Email works both ways
Today, I saw a comment from a team rep come over that said this:
Our coach, John Smith has reached out to the tournament several times via e-mail in regards to us not receiving a confirmation on our acceptance into the tournament. It was only after checking the status on line that we saw that we’ve been accepted. Due to lack of follow up on your part and lack of confirmation for the tournament we are going to pull out and will be stopping payment on our check.
Got me wondering how many times the tournament sent an email to coach Smith (not his real name, of course) that went to his junk folder or he didn’t bother replying to. So, I looked it up. Four messages were sent to him, without a reply back.
Our advice: If a coach does not answer an email, CALL HIM! And, you may want to advise your teams that you will be sending emails and that if they do not hear from you within a reasonable time, CALL YOU! Email is rapidly becoming an obsolete communication tool as more and more ISPs are deciding for their customer what is and what is not spam.
And, make sure your subject lines are not spammy. A subject line like You’re Accepted!!! will probably hit the junk folder, whereas a subject line like Your team has been accepted to the 2008 Major Classic will make it all the way to it’s destination inbox. Be specific and stay away from punctuation like ? and !!!!

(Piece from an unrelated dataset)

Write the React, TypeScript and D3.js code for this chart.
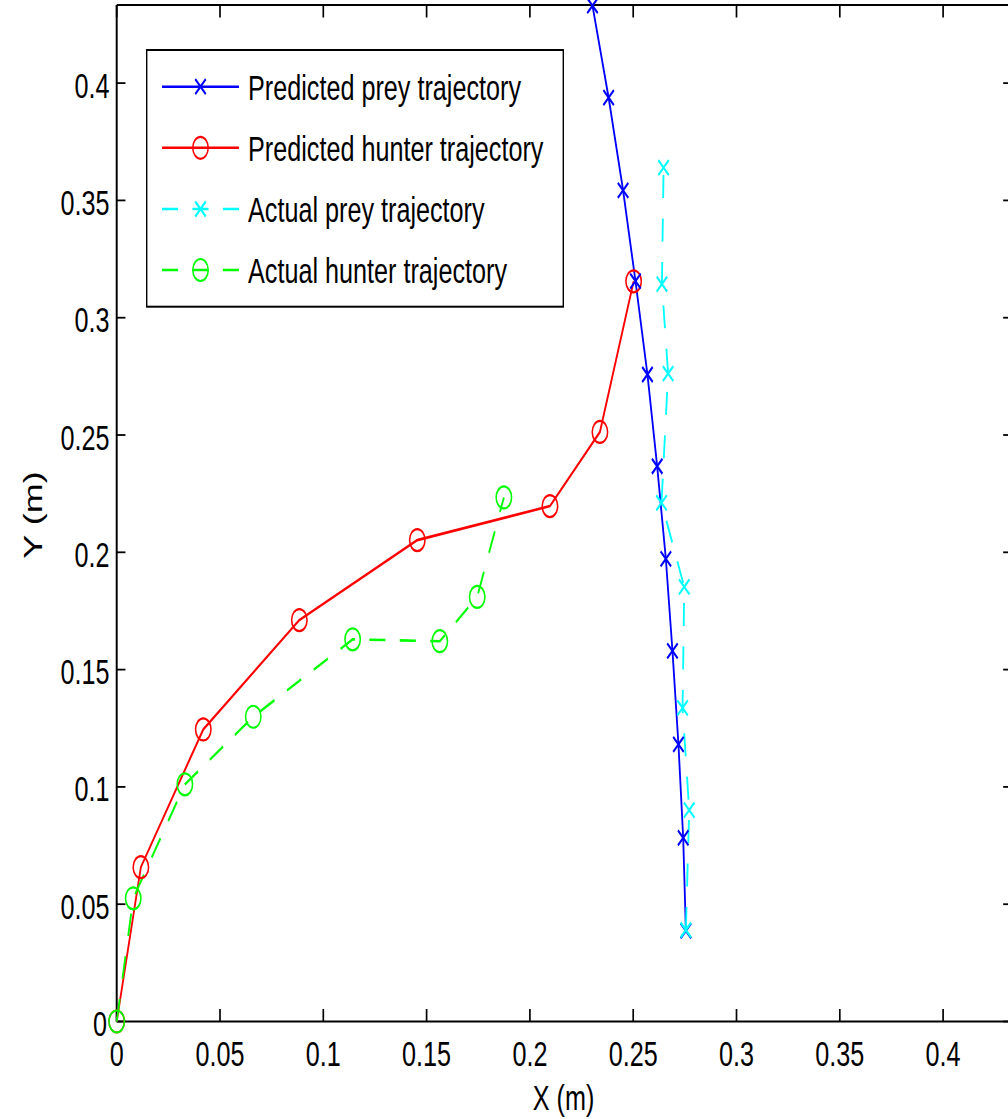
import React from "react";
import * as d3 from "d3";

// ---- Data ----
const predPreyX = [0.2755, 0.2742, 0.2719, 0.269, 0.2658, 0.2616, 0.2569, 0.2511, 0.2451, 0.2381, 0.2303];
const predPreyY = [0.0386, 0.0783, 0.1181, 0.158, 0.1972, 0.2367, 0.2758, 0.3156, 0.3543, 0.3938, 0.433];

const predHunterX = [0, 0.0117, 0.0419, 0.0884, 0.1455, 0.2097, 0.2339, 0.2502];
const predHunterY = [0, 0.0658, 0.1245, 0.1711, 0.2052, 0.2197, 0.2513, 0.3155];

const actPreyX = [0.2755, 0.2771, 0.2739, 0.2747, 0.2637, 0.2669, 0.2639, 0.2647];
const actPreyY = [0.039, 0.0901, 0.1337, 0.1853, 0.2211, 0.2762, 0.3143, 0.364];

const actHunterX = [0, 0.008, 0.033, 0.0661, 0.1142, 0.1564, 0.1745, 0.1874];
const actHunterY = [0, 0.0525, 0.1011, 0.1299, 0.1629, 0.1621, 0.181, 0.2234];

const xTicks = [0, 0.05, 0.1, 0.15, 0.2, 0.25, 0.3, 0.35, 0.4];
const yTicks = [0, 0.05, 0.1, 0.15, 0.2, 0.25, 0.3, 0.35, 0.4];
const tickLabels = ["0", "0.05", "0.1", "0.15", "0.2", "0.25", "0.3", "0.35", "0.4"];

const legendLabels = [
  "Predicted prey trajectory",
  "Predicted hunter trajectory",
  "Actual prey trajectory",
  "Actual hunter trajectory",
];

const X_MAX = 0.4333;
const Y_MAX = 0.4333;

// horizontal squeeze of the whole figure
const SX = 0.7;
const FONT = "'Liberation Sans', Arial, Helvetica, sans-serif";

export default function App() {
  const W = 1008;
  const H = 1119;
  const x = d3.scaleLinear().domain([0, X_MAX]).range([116.7 / SX, 1011.9 / SX]);
  const y = d3.scaleLinear().domain([0, Y_MAX]).range([1021.5, 5]);
  const line = d3
    .line<[number, number]>()
    .x((d) => x(d[0]))
    .y((d) => y(d[1]));

  const zip = (a: number[], b: number[]) => a.map((v, i) => [v, b[i]] as [number, number]);

  const series = [
    { key: "ph", pts: zip(predHunterX, predHunterY), color: "#ff0000", dash: null, marker: "o" },
    { key: "pp", pts: zip(predPreyX, predPreyY), color: "#0000ff", dash: null, marker: "x" },
    { key: "ah", pts: zip(actHunterX, actHunterY), color: "#00ff00", dash: "23,20.5", marker: "o" },
    { key: "ap", pts: zip(actPreyX, actPreyY), color: "#00ffff", dash: "23,20.5", marker: "x" },
  ];
  const legendSeries = [series[1], series[0], series[3], series[2]];

  const xl = x(0);
  const xr = x(X_MAX);
  const yb = y(0);
  const yt = y(Y_MAX);
  const tickLen = 12.5;

  const marker = (m: string, cx: number, cy: number, color: string, k: string) => {
    if (m === "o") {
      return <circle key={k} cx={cx} cy={cy} r={11} fill="none" stroke={color} strokeWidth={2.2} />;
    }
    const s = 7.5;
    return (
      <path
        key={k}
        d={`M${cx - s},${cy - s}L${cx + s},${cy + s}M${cx - s},${cy + s}L${cx + s},${cy - s}`}
        stroke={color}
        strokeWidth={2.6}
        fill="none"
      />
    );
  };

  const legX0 = 146.7 / SX;
  const legX1 = 563.3 / SX;
  const legY0 = 50;
  const legY1 = 306.7;
  const rowY = [86.7, 147.8, 209, 270];

  return (
    <svg
      width={W}
      height={H}
      style={{ position: "absolute", left: 0, top: 0, background: "#fff" }}
      xmlns="http://www.w3.org/2000/svg"
    >
      <rect x={0} y={0} width={W} height={H} fill="#fff" />
      <g transform={`scale(${SX},1)`} fontFamily={FONT}>
        {/* axes box */}
        <line x1={xl} y1={yb} x2={xr} y2={yb} stroke="#000" strokeWidth={2} />
        <line x1={xl} y1={yt} x2={xr} y2={yt} stroke="#000" strokeWidth={2} />
        <line x1={xl} y1={yt} x2={xl} y2={yb} stroke="#000" strokeWidth={2.8} />
        <line x1={xr} y1={yt} x2={xr} y2={yb} stroke="#000" strokeWidth={2.8} />

        {/* x ticks */}
        {xTicks.map((t, i) => (
          <g key={"xt" + i}>
            <line x1={x(t)} x2={x(t)} y1={yb} y2={yb - tickLen} stroke="#000" strokeWidth={2.4} />
            <line x1={x(t)} x2={x(t)} y1={yt} y2={yt + tickLen} stroke="#000" strokeWidth={2.4} />
            <text x={x(t)} y={1066} fontSize={36} textAnchor="middle" fill="#000">
              {tickLabels[i]}
            </text>
          </g>
        ))}
        {/* y ticks */}
        {yTicks.map((t, i) => (
          <g key={"yt" + i}>
            <line x1={xl} x2={xl + tickLen} y1={y(t)} y2={y(t)} stroke="#000" strokeWidth={1.8} />
            <line x1={xr} x2={xr - tickLen} y1={y(t)} y2={y(t)} stroke="#000" strokeWidth={1.8} />
            <text x={(t === 0 ? 107 : 109.5) / SX} y={y(t) + 14.5} fontSize={36} textAnchor="end" fill="#000">
              {tickLabels[i]}
            </text>
          </g>
        ))}

        {/* axis labels */}
        <text x={563.5 / SX} y={1110} fontSize={36} textAnchor="middle" fill="#000">
          X (m)
        </text>
        <text
          transform={`translate(${42 / SX},515) rotate(-90)`}
          fontSize={36}
          textAnchor="middle"
          fill="#000"
        >
          Y (m)
        </text>

        {/* series lines */}
        {series.map((s) => (
          <path
            key={s.key + "l"}
            d={line(s.pts) || ""}
            fill="none"
            stroke={s.color}
            strokeWidth={2.6}
            strokeDasharray={s.dash || undefined}
          />
        ))}
        {/* markers */}
        {series.map((s) => (
          <g key={s.key + "m"}>
            {s.pts.map((p, i) => marker(s.marker, x(p[0]), y(p[1]), s.color, s.key + i))}
          </g>
        ))}

        {/* legend */}
        <rect
          x={legX0}
          y={legY0}
          width={legX1 - legX0}
          height={legY1 - legY0}
          fill="#fff"
          stroke="#000"
          strokeWidth={2}
        />
        {legendSeries.map((s, i) => (
          <g key={"lg" + i}>
            <line
              x1={162 / SX}
              x2={239 / SX}
              y1={rowY[i]}
              y2={rowY[i]}
              stroke={s.color}
              strokeWidth={2.6}
              strokeDasharray={s.dash || undefined}
            />
            {marker(s.marker, 200.5 / SX, rowY[i], s.color, "lm" + i)}
            <text x={248 / SX} y={rowY[i] + 13} fontSize={36} fill="#000">
              {legendLabels[i]}
            </text>
          </g>
        ))}
      </g>
    </svg>
  );
}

You may also wish to drop postcards in the mail with the team acceptance, just in case emails are not getting through. While it may seem counter-intuitive for a web site to advocate for the USPS, it is the end product, not the tools, that are the important thing.
But, please, the goal is not to point fingers around in a circle about who didn’t answer their emails. The goal is to communicate, whether that is by phone, postcard or email.